### Data lines
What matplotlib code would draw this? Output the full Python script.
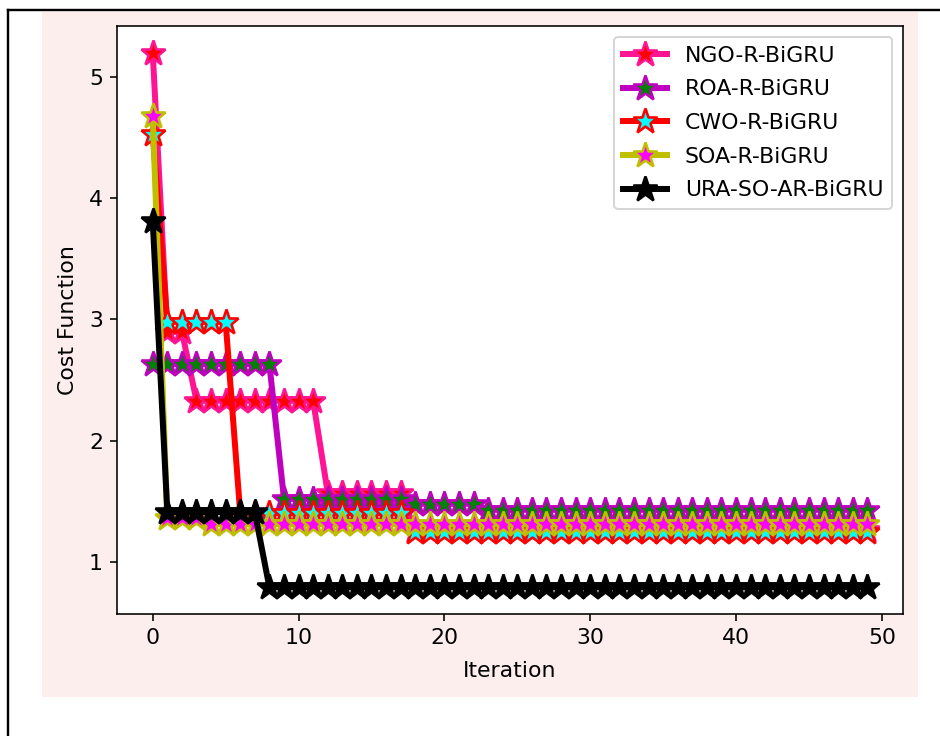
import matplotlib
matplotlib.use("Agg")
import matplotlib.pyplot as plt
from matplotlib.patches import Rectangle
from matplotlib.lines import Line2D
import numpy as np

plt.rcParams["font.size"] = 11

iters = np.arange(50)

ngo = [5.2, 2.9, 2.9,
       2.33, 2.33, 2.33, 2.33, 2.33, 2.33, 2.33, 2.33, 2.33,
       1.57, 1.57, 1.57, 1.57, 1.57, 1.57,
       1.26, 1.26, 1.26, 1.26, 1.26, 1.26, 1.26, 1.26, 1.26, 1.26,
       1.26, 1.26, 1.26, 1.26, 1.26, 1.26, 1.26, 1.26, 1.26, 1.26,
       1.26, 1.26, 1.26, 1.26, 1.26, 1.26, 1.26, 1.26, 1.26, 1.26,
       1.26, 1.26]
roa = [2.63, 2.63, 2.63, 2.63, 2.63, 2.63, 2.63, 2.63, 2.63,
       1.52, 1.52, 1.52, 1.52, 1.52, 1.52, 1.52, 1.52, 1.52,
       1.48, 1.48, 1.48, 1.48, 1.48,
       1.43, 1.43, 1.43, 1.43, 1.43, 1.43, 1.43, 1.43, 1.43, 1.43,
       1.43, 1.43, 1.43, 1.43, 1.43, 1.43, 1.43, 1.43, 1.43, 1.43,
       1.43, 1.43, 1.43, 1.43, 1.43, 1.43, 1.43]
cwo = [4.53, 2.98, 2.98, 2.98, 2.98, 2.98,
       1.40, 1.40, 1.40, 1.40, 1.40, 1.40, 1.40, 1.40, 1.40, 1.40, 1.40, 1.40,
       1.25, 1.25, 1.25, 1.25, 1.25, 1.25, 1.25, 1.25, 1.25, 1.25,
       1.25, 1.25, 1.25, 1.25, 1.25, 1.25, 1.25, 1.25, 1.25, 1.25,
       1.25, 1.25, 1.25, 1.25, 1.25, 1.25, 1.25, 1.25, 1.25, 1.25,
       1.25, 1.25]
soa = [4.68, 1.36, 1.36, 1.36,
       1.31, 1.31, 1.31, 1.31, 1.31, 1.31, 1.31, 1.31, 1.31, 1.31,
       1.31, 1.31, 1.31, 1.31, 1.31, 1.31, 1.31, 1.31, 1.31, 1.31,
       1.31, 1.31, 1.31, 1.31, 1.31, 1.31, 1.31, 1.31, 1.31, 1.31,
       1.31, 1.31, 1.31, 1.31, 1.31, 1.31, 1.31, 1.31, 1.31, 1.31,
       1.31, 1.31, 1.31, 1.31, 1.31, 1.31]
ura = [3.81, 1.41, 1.41, 1.41, 1.41, 1.41, 1.41, 1.41,
       0.79, 0.79, 0.79, 0.79, 0.79, 0.79, 0.79, 0.79, 0.79, 0.79,
       0.79, 0.79, 0.79, 0.79, 0.79, 0.79, 0.79, 0.79, 0.79, 0.79,
       0.79, 0.79, 0.79, 0.79, 0.79, 0.79, 0.79, 0.79, 0.79, 0.79,
       0.79, 0.79, 0.79, 0.79, 0.79, 0.79, 0.79, 0.79, 0.79, 0.79,
       0.79, 0.79]

labels = ["NGO-R-BiGRU", "ROA-R-BiGRU", "CWO-R-BiGRU", "SOA-R-BiGRU", "URA-SO-AR-BiGRU"]
# (line colour, marker face)
styles = [("deeppink", "red"), ("m", "green"), ("red", "cyan"), ("y", "magenta"), ("black", "black")]

fig = plt.figure(figsize=(940 / 144, 736 / 144), dpi=144, facecolor="white")

# pink backdrop and the black border lines of the original screenshot
fig.patches.append(Rectangle((42 / 940, 1 - 697 / 736), (918 - 42) / 940, (697 - 12) / 736,
                             transform=fig.transFigure, facecolor="#fdeeee", edgecolor="none", zorder=-5))
fig.lines.append(Line2D([8 / 940, 1], [1 - 10 / 736, 1 - 10 / 736], transform=fig.transFigure,
                        color="black", lw=1.2, zorder=-5))
fig.lines.append(Line2D([8 / 940, 8 / 940], [0, 1 - 10 / 736], transform=fig.transFigure,
                        color="black", lw=1.2, zorder=-5))

ax = fig.add_axes([117 / 940, 1 - 614 / 736, (903 - 117) / 940, (614 - 26) / 736])
ax.set_facecolor("white")

for vals, lab, (lc, fc) in zip([ngo, roa, cwo, soa, ura], labels, styles):
    ax.plot(iters, vals, color=lc, lw=3, marker="*", markersize=13,
            markerfacecolor=fc, markeredgecolor=lc, markeredgewidth=1.3, label=lab)

ax.set_xlabel("Iteration", labelpad=6.5)
ax.set_ylabel("Cost Function", labelpad=5.5)
ax.set_xticks([0, 10, 20, 30, 40, 50])
ax.set_yticks([1, 2, 3, 4, 5])
ax.legend(loc="upper right", labelspacing=0.62)

fig.savefig("out.png", dpi=144)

### Given problem
Without the pictures, return the listing above from its first line through the line that has "iters = np.arange(50)".

### Task answer
What matplotlib code would draw this? Output the full Python script.
import matplotlib
matplotlib.use("Agg")
import matplotlib.pyplot as plt
from matplotlib.patches import Rectangle
from matplotlib.lines import Line2D
import numpy as np

plt.rcParams["font.size"] = 11

iters = np.arange(50)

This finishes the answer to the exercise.